§ THE REQUEST
Please output every line of the material as it stands, without the pictures.

-- PROVIDED DATA start --

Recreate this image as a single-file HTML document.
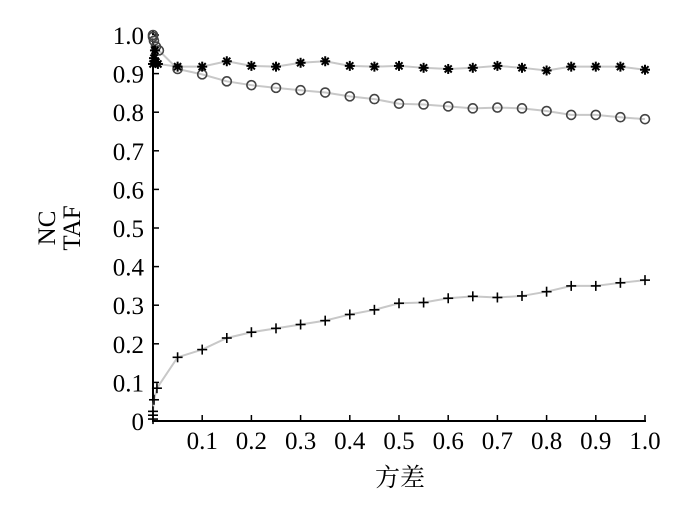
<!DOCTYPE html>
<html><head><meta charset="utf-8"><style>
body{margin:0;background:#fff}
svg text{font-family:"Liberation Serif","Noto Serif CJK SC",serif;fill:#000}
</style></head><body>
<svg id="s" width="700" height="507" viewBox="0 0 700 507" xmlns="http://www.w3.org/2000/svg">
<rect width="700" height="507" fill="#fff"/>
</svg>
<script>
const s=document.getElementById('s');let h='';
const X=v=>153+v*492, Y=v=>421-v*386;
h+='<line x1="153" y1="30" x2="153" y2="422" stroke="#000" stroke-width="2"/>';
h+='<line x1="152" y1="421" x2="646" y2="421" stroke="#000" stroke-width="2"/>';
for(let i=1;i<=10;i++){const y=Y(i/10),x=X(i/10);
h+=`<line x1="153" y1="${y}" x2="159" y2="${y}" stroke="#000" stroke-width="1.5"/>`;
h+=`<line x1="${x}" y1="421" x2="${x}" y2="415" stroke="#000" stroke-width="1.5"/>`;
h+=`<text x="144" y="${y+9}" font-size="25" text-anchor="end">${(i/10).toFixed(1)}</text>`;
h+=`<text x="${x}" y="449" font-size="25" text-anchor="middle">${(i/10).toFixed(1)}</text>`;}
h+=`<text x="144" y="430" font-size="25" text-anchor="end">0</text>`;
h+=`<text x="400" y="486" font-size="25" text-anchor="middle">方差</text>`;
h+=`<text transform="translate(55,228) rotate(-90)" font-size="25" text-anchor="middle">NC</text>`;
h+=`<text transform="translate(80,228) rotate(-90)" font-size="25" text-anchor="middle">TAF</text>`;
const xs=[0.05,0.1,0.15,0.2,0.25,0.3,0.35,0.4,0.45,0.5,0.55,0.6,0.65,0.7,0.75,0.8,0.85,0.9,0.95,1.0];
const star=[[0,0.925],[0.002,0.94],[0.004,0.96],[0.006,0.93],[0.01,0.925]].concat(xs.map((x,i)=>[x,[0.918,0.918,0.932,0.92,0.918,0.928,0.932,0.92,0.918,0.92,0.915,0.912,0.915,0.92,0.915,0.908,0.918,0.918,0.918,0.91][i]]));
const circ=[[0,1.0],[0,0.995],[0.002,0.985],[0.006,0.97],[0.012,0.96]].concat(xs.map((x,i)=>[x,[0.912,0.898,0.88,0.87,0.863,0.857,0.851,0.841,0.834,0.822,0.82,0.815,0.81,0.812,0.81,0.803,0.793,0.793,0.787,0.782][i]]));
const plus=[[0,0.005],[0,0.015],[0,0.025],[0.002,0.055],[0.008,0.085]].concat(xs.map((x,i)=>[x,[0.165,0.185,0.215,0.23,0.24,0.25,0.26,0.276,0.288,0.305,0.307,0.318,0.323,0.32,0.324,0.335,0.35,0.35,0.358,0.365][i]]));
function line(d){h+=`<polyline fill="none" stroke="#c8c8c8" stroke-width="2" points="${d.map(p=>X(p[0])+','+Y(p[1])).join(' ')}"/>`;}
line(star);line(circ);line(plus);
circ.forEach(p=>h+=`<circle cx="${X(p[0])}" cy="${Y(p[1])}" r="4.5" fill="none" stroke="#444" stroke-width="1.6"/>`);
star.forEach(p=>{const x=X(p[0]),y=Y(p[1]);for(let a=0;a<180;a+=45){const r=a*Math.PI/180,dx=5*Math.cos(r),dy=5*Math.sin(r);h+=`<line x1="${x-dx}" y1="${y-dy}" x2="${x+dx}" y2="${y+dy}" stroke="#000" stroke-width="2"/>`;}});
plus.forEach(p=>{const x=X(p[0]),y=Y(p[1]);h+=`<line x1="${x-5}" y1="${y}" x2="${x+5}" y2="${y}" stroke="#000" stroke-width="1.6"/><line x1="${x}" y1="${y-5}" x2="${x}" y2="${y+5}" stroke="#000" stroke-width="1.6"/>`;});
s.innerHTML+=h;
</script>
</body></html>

-- PROVIDED DATA end --

§ SOLUTION TO THE EXERCISE
Recreate this image as a single-file HTML document.
<!DOCTYPE html>
<html><head><meta charset="utf-8"><style>
body{margin:0;background:#fff}
svg text{font-family:"Liberation Serif","Noto Serif CJK SC",serif;fill:#000}
</style></head><body>
<svg id="s" width="700" height="507" viewBox="0 0 700 507" xmlns="http://www.w3.org/2000/svg">
<rect width="700" height="507" fill="#fff"/>
</svg>
<script>
const s=document.getElementById('s');let h='';
const X=v=>153+v*492, Y=v=>421-v*386;
h+='<line x1="153" y1="30" x2="153" y2="422" stroke="#000" stroke-width="2"/>';
h+='<line x1="152" y1="421" x2="646" y2="421" stroke="#000" stroke-width="2"/>';
for(let i=1;i<=10;i++){const y=Y(i/10),x=X(i/10);
h+=`<line x1="153" y1="${y}" x2="159" y2="${y}" stroke="#000" stroke-width="1.5"/>`;
h+=`<line x1="${x}" y1="421" x2="${x}" y2="415" stroke="#000" stroke-width="1.5"/>`;
h+=`<text x="144" y="${y+9}" font-size="25" text-anchor="end">${(i/10).toFixed(1)}</text>`;
h+=`<text x="${x}" y="449" font-size="25" text-anchor="middle">${(i/10).toFixed(1)}</text>`;}
h+=`<text x="144" y="430" font-size="25" text-anchor="end">0</text>`;
h+=`<text x="400" y="486" font-size="25" text-anchor="middle">方差</text>`;
h+=`<text transform="translate(55,228) rotate(-90)" font-size="25" text-anchor="middle">NC</text>`;
h+=`<text transform="translate(80,228) rotate(-90)" font-size="25" text-anchor="middle">TAF</text>`;
const xs=[0.05,0.1,0.15,0.2,0.25,0.3,0.35,0.4,0.45,0.5,0.55,0.6,0.65,0.7,0.75,0.8,0.85,0.9,0.95,1.0];
const star=[[0,0.925],[0.002,0.94],[0.004,0.96],[0.006,0.93],[0.01,0.925]].concat(xs.map((x,i)=>[x,[0.918,0.918,0.932,0.92,0.918,0.928,0.932,0.92,0.918,0.92,0.915,0.912,0.915,0.92,0.915,0.908,0.918,0.918,0.918,0.91][i]]));
const circ=[[0,1.0],[0,0.995],[0.002,0.985],[0.006,0.97],[0.012,0.96]].concat(xs.map((x,i)=>[x,[0.912,0.898,0.88,0.87,0.863,0.857,0.851,0.841,0.834,0.822,0.82,0.815,0.81,0.812,0.81,0.803,0.793,0.793,0.787,0.782][i]]));
const plus=[[0,0.005],[0,0.015],[0,0.025],[0.002,0.055],[0.008,0.085]].concat(xs.map((x,i)=>[x,[0.165,0.185,0.215,0.23,0.24,0.25,0.26,0.276,0.288,0.305,0.307,0.318,0.323,0.32,0.324,0.335,0.35,0.35,0.358,0.365][i]]));
function line(d){h+=`<polyline fill="none" stroke="#c8c8c8" stroke-width="2" points="${d.map(p=>X(p[0])+','+Y(p[1])).join(' ')}"/>`;}
line(star);line(circ);line(plus);
circ.forEach(p=>h+=`<circle cx="${X(p[0])}" cy="${Y(p[1])}" r="4.5" fill="none" stroke="#444" stroke-width="1.6"/>`);
star.forEach(p=>{const x=X(p[0]),y=Y(p[1]);for(let a=0;a<180;a+=45){const r=a*Math.PI/180,dx=5*Math.cos(r),dy=5*Math.sin(r);h+=`<line x1="${x-dx}" y1="${y-dy}" x2="${x+dx}" y2="${y+dy}" stroke="#000" stroke-width="2"/>`;}});
plus.forEach(p=>{const x=X(p[0]),y=Y(p[1]);h+=`<line x1="${x-5}" y1="${y}" x2="${x+5}" y2="${y}" stroke="#000" stroke-width="1.6"/><line x1="${x}" y1="${y-5}" x2="${x}" y2="${y+5}" stroke="#000" stroke-width="1.6"/>`;});
s.innerHTML+=h;
</script>
</body></html>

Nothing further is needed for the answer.